Law enforcement officials who did not want to be identified said the FBI apparently missed or underestimated the danger of serving the search warrant on Huber, noting his possession of firearms, including an assault rifle.
There were also questions about the child-porn suspect’s mental health. The Sunrise Police Department released records showing two calls in 2020 to Huber’s address. One was about a man reported hallucinating, the other about a man screaming at a neighbor and making a throat-slashing gesture. Huber wasn’t named in either report but officers were sent to his address and he fit the descriptions.
Moreover, at least two people told the Herald after the two FBI agents’ deaths that Huber had weapons at his home, including a former neighbor who said he pulled a gun on an exterminator hired by his apartment complex to spray for pests. A former co-worker at a computer firm also told WTVJ Channel 6 that Huber once told him he was bipolar. The co-worker said he feared Huber, who he knew owned guns and might shoot up the office after being fired over an angry outburst.
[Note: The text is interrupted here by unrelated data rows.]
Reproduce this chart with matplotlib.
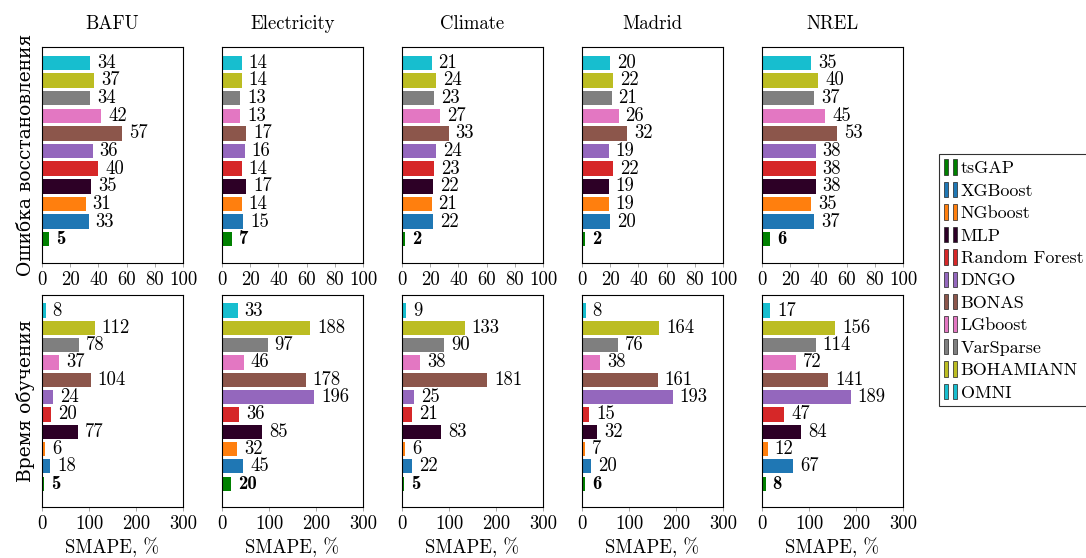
import matplotlib
matplotlib.use("Agg")
import matplotlib.pyplot as plt
from matplotlib.patches import Patch
from matplotlib.legend_handler import HandlerTuple

plt.rcParams['font.family'] = ['cmr10', 'DejaVu Serif']
plt.rcParams['axes.unicode_minus'] = False
plt.rcParams['font.size'] = 13.5

datasets = ['BAFU', 'Electricity', 'Climate', 'Madrid', 'NREL']
methods = ['tsGAP', 'XGBoost', 'NGboost', 'MLP', 'Random Forest', 'DNGO',
           'BONAS', 'LGboost', 'VarSparse', 'BOHAMIANN', 'OMNI']
colors = ['#008000', '#1f77b4', '#ff7f0e', '#2d0026', '#d62728', '#9467bd',
          '#8c564b', '#e377c2', '#7f7f7f', '#bcbd22', '#17becf']

# recovery error, one list per dataset (order follows `methods`)
err_bafu = [5, 33, 31, 35, 40, 36, 57, 42, 34, 37, 34]
err_elec = [7, 15, 14, 17, 14, 16, 17, 13, 13, 14, 14]
err_clim = [2, 22, 21, 22, 23, 24, 33, 27, 23, 24, 21]
err_madr = [2, 20, 19, 19, 22, 19, 32, 26, 21, 22, 20]
err_nrel = [6, 37, 35, 38, 38, 38, 53, 45, 37, 40, 35]

# training time
time_bafu = [5, 18, 6, 77, 20, 24, 104, 37, 78, 112, 8]
time_elec = [20, 45, 32, 85, 36, 196, 178, 46, 97, 188, 33]
time_clim = [5, 22, 6, 83, 21, 25, 181, 38, 90, 133, 9]
time_madr = [6, 20, 7, 32, 15, 193, 161, 38, 76, 164, 8]
time_nrel = [8, 67, 12, 84, 47, 189, 141, 72, 114, 156, 17]

rows = [
    ([err_bafu, err_elec, err_clim, err_madr, err_nrel], 100, [0, 20, 40, 60, 80, 100],
     'Ошибка восстановления'),
    ([time_bafu, time_elec, time_clim, time_madr, time_nrel], 300, [0, 100, 200, 300],
     'Время обучения'),
]

W, H = 1086, 558
fig = plt.figure(figsize=(W / 100, H / 100), dpi=100)

row_box = [(47, 263), (295, 507)]
y = list(range(len(methods)))

for r, (vals, xmax, ticks, ylab) in enumerate(rows):
    top, bot = row_box[r]
    for c, name in enumerate(datasets):
        x0 = 42 + c * 180
        ax = fig.add_axes([x0 / W, 1 - bot / H, 141 / W, (bot - top) / H])
        v = vals[c]
        ax.barh(y, v, height=0.82, color=colors)
        for i, val in enumerate(v):
            fam = 'cmb10' if i == 0 else ['cmr10', 'DejaVu Serif']
            ax.annotate(str(val), (val, i), xytext=(5, 0), textcoords='offset points',
                        va='center', ha='left', family=fam, fontsize=13.5)
        ax.set_xlim(0, xmax)
        ax.set_ylim(-1.35, 10.9)
        ax.set_xticks(ticks)
        ax.set_yticks([])
        ax.tick_params(axis='x', length=3, width=0.6, color='#999999', pad=3)
        for s in ax.spines.values():
            s.set_linewidth(0.8)
        if r == 0:
            ax.set_title(name, fontsize=13.5, pad=13)
        else:
            ax.set_xlabel('SMAPE, %', fontsize=13.5, labelpad=3)
        if c == 0:
            ax.set_ylabel(ylab, fontsize=13.5, family=['DejaVu Serif'], labelpad=5)

handles = [(Patch(facecolor=col, edgecolor='#222222', lw=0.5),
            Patch(facecolor=col, edgecolor='#222222', lw=0.5)) for col in colors]
leg = fig.legend(handles, methods, loc='center left', bbox_to_anchor=(939 / W, 1 - 280 / H),
                 handler_map={tuple: HandlerTuple(ndivide=None, pad=0.25)},
                 handlelength=0.7, handleheight=0.95, handletextpad=0.2,
                 labelspacing=0.3, borderpad=0.3, borderaxespad=0,
                 frameon=True, fancybox=False, edgecolor='black', fontsize=13)
leg.get_frame().set_linewidth(0.8)

fig.savefig('out.png', dpi=100)
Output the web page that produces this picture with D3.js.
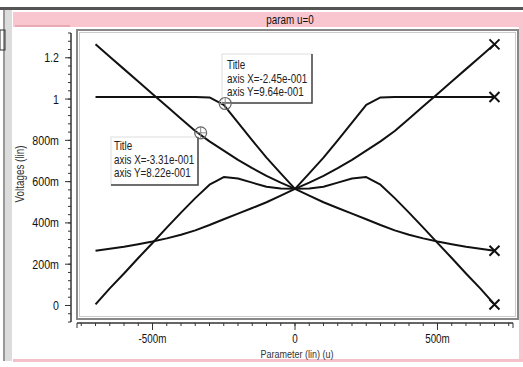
<!DOCTYPE html>
<html>
<head>
<meta charset="utf-8">
<script src="https://cdn.jsdelivr.net/npm/d3@7"></script>
<style>
  body { margin: 0; background: #fff; }
  svg text { font-family: "Liberation Sans", Arial, sans-serif; fill: #111; }
</style>
</head>
<body>
<script>
// sweep of parameter u (shared by all four traces)
var sweep = [-0.7, -0.65, -0.6, -0.55, -0.5, -0.45, -0.4, -0.35, -0.3, -0.25, -0.2, -0.15, -0.1, -0.05, 0,
             0.05, 0.1, 0.15, 0.2, 0.25, 0.3, 0.35, 0.4, 0.45, 0.5, 0.55, 0.6, 0.65, 0.7];

var vout1 = [1.265, 1.205, 1.145, 1.085, 1.025, 0.965, 0.905, 0.845, 0.795, 0.75, 0.705, 0.665, 0.628, 0.595, 0.565,
             0.532, 0.5, 0.472, 0.445, 0.418, 0.39, 0.364, 0.343, 0.325, 0.31, 0.297, 0.285, 0.275, 0.265];
var vout2 = [0.265, 0.275, 0.285, 0.297, 0.31, 0.325, 0.343, 0.364, 0.39, 0.418, 0.445, 0.472, 0.5, 0.532, 0.565,
             0.595, 0.628, 0.665, 0.705, 0.75, 0.795, 0.845, 0.905, 0.965, 1.025, 1.085, 1.145, 1.205, 1.265];
var vout3 = [1.01, 1.01, 1.01, 1.01, 1.01, 1.01, 1.01, 1.01, 1.008, 0.972, 0.886, 0.8, 0.716, 0.64, 0.565,
             0.567, 0.575, 0.595, 0.615, 0.622, 0.585, 0.52, 0.45, 0.377, 0.303, 0.23, 0.155, 0.083, 0.005];
var vout4 = [0.005, 0.083, 0.155, 0.23, 0.303, 0.377, 0.45, 0.52, 0.585, 0.622, 0.615, 0.595, 0.575, 0.567, 0.565,
             0.64, 0.716, 0.8, 0.886, 0.972, 1.008, 1.01, 1.01, 1.01, 1.01, 1.01, 1.01, 1.01, 1.01];

var xTicks = [-0.5, 0, 0.5];
var yTicks = [0, 0.2, 0.4, 0.6, 0.8, 1, 1.2];
var xTickLabels = ["-500m", "0", "500m"];
var yTickLabels = ["0", "200m", "400m", "600m", "800m", "1", "1.2"];

// cursor read-outs
var cursorX = [-0.245, -0.331];
var cursorY = [0.964, 0.822];
var cursorText = [["Title", "axis X=-2.45e-001", "axis Y=9.64e-001"],
                  ["Title", "axis X=-3.31e-001", "axis Y=8.22e-001"]];

var W = 523, H = 367;
var svg = d3.select("body").append("svg").attr("width", W).attr("height", H);

// narrow text: translate to the anchor point, then squeeze horizontally
function label(parent, px, py, str, size, anchor, color) {
  return parent.append("text")
    .attr("transform", "translate(" + px + "," + py + ") scale(0.82,1)")
    .attr("text-anchor", anchor || "start")
    .style("font-size", size + "px").style("fill", color || "#111")
    .text(str);
}

// window chrome
svg.append("rect").attr("x", 0).attr("y", 7).attr("width", W).attr("height", 3).attr("fill", "#555");
svg.append("rect").attr("x", 13).attr("y", 12).attr("width", W - 13).attr("height", 15).attr("fill", "#f9c6d0");
svg.append("rect").attr("x", 15).attr("y", 25).attr("width", 55).attr("height", 2).attr("fill", "#e8a8b4");
svg.append("rect").attr("x", 519).attr("y", 12).attr("width", 4).attr("height", 348).attr("fill", "#f9c6d0");
svg.append("rect").attr("x", 13).attr("y", 359).attr("width", W - 13).attr("height", 3).attr("fill", "#f4c0ca");
svg.append("rect").attr("x", 4).attr("y", 10).attr("width", 8).attr("height", 351).attr("fill", "#dcdcdc");
svg.append("rect").attr("x", 3).attr("y", 10).attr("width", 2).attr("height", 351).attr("fill", "#999");
svg.append("rect").attr("x", 0).attr("y", 30).attr("width", 5).attr("height", 20).attr("fill", "none").attr("stroke", "#333");
label(svg, 290, 24, "param u=0", 12, "middle");

// plot frame
svg.append("rect").attr("x", 77).attr("y", 30).attr("width", 441).attr("height", 289)
  .attr("fill", "#fff").attr("stroke", "#888").attr("stroke-width", 2);
svg.append("rect").attr("x", 79.5).attr("y", 32.5).attr("width", 436).attr("height", 284)
  .attr("fill", "none").attr("stroke", "#ccc").attr("stroke-width", 1);

var x = d3.scaleLinear().domain([-0.765, 0.765]).range([77, 513]);
var y = d3.scaleLinear().domain([-0.08, 1.32]).range([322, 33]);

// x axis
var gx = svg.append("g").attr("transform", "translate(0,323)");
gx.append("line").attr("x1", 77).attr("x2", 513).attr("stroke", "#333").attr("stroke-width", 1.5);
gx.selectAll(".minor").data(d3.range(-0.75, 0.76, 0.05)).enter().append("line")
  .attr("x1", function(d) { return x(d); }).attr("x2", function(d) { return x(d); })
  .attr("y1", 0).attr("y2", 3).attr("stroke", "#333");
gx.selectAll(".major").data(xTicks).enter().append("line")
  .attr("x1", function(d) { return x(d); }).attr("x2", function(d) { return x(d); })
  .attr("y1", 0).attr("y2", 7).attr("stroke", "#333");
[77, 513].forEach(function(px) {
  gx.append("line").attr("x1", px).attr("x2", px).attr("y1", 0).attr("y2", 5).attr("stroke", "#333");
});
xTicks.forEach(function(d, i) { label(gx, x(d), 19.5, xTickLabels[i], 12, "middle"); });
label(svg, 297, 358, "Parameter (lin) (u)", 11, "middle", "#333");

// y axis
var gy = svg.append("g").attr("transform", "translate(71,0)");
gy.append("line").attr("y1", 33).attr("y2", 322).attr("stroke", "#333").attr("stroke-width", 1.5);
gy.selectAll(".minor").data(d3.range(-0.08, 1.33, 0.04)).enter().append("line")
  .attr("y1", function(d) { return y(d); }).attr("y2", function(d) { return y(d); })
  .attr("x1", 0).attr("x2", -3).attr("stroke", "#333");
gy.selectAll(".major").data(yTicks).enter().append("line")
  .attr("y1", function(d) { return y(d); }).attr("y2", function(d) { return y(d); })
  .attr("x1", 0).attr("x2", -6).attr("stroke", "#333");
yTicks.forEach(function(d, i) { label(gy, -12, y(d) + 4.5, yTickLabels[i], 13, "end"); });
svg.append("text").attr("transform", "translate(24,174) rotate(-90) scale(0.82,1)").attr("text-anchor", "middle")
  .style("font-size", "12px").style("fill", "#333").text("Voltages (lin)");

// traces
var traces = [vout1, vout2, vout3, vout4];
var line = d3.line().x(function(d) { return x(d[0]); }).y(function(d) { return y(d[1]); });
svg.selectAll(".trace").data(traces).enter().append("path")
  .attr("d", function(v) { return line(d3.zip(sweep, v)); })
  .attr("fill", "none").attr("stroke", "#111").attr("stroke-width", 2).attr("stroke-linejoin", "round");

// end markers
var last = sweep.length - 1;
svg.selectAll(".mark").data(traces).enter().append("path")
  .attr("transform", function(v) { return "translate(" + x(sweep[last]) + "," + y(v[last]) + ")"; })
  .attr("d", "M-5,-5L5,5M-5,5L5,-5").attr("stroke", "#111").attr("stroke-width", 2).attr("fill", "none");

// cursor boxes
var boxes = [{ left: 222, top: 54, right: 312, bottom: 103, tx: 227, ty: 69 },
             { left: 111, top: 137, right: 198, bottom: 185, tx: 114, ty: 150 }];
boxes.forEach(function(b, i) {
  svg.append("rect").attr("x", b.left).attr("y", b.top).attr("width", b.right - b.left).attr("height", b.bottom - b.top)
    .attr("fill", "#fff").attr("stroke", "#ddd");
  svg.append("path").attr("d", "M" + b.right + "," + b.top + "V" + b.bottom + "H" + b.left)
    .attr("stroke", "#444").attr("stroke-width", 1.5).attr("fill", "none");
  cursorText[i].forEach(function(t, k) { label(svg, b.tx, b.ty + k * 13.5, t, 12, "start", "#222"); });
});
cursorX.forEach(function(cx, i) {
  var g = svg.append("g").attr("transform", "translate(" + x(cx) + "," + (y(cursorY[i]) - 3) + ")");
  g.append("circle").attr("r", 6).attr("fill", "none").attr("stroke", "#666").attr("stroke-width", 1.2);
  g.append("path").attr("d", "M-6,0H6M0,-6V6").attr("stroke", "#888").attr("stroke-width", 1);
});
</script>
</body>
</html>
The FBI’s Piro declined to comment about whether the bureau’s agents missed any signs of Huber’s potentially violent tendencies, from his ownership of firearms to his mental instability. He said he also did not want to comment on how the FBI team of agents had protected themselves as they approached the suspect’s front door, which had a funnel-like narrow entrance, and was rigged with a doorbell camera.
Piro would only say that “it’s extremely difficult to know what someone is going to do” when the suspect has not left a concrete trail of criminal or other suspicious activities. “It’s really hard to figure out what’s going on in somebody’s head, especially when they [like Huber] are determined not to be taken alive,” he said.
Instead, FBI’s special agent in charge kept focused on the “terrible loss” of Alfin and Schwartzenberger during the ambush.
“What I would ask of our community is to take a moment to recognize the sacrifice that Laura and Dan made that day in protecting our community’s most vulnerable,” Piro said. “Dan and Laura represented the best of the FBI.”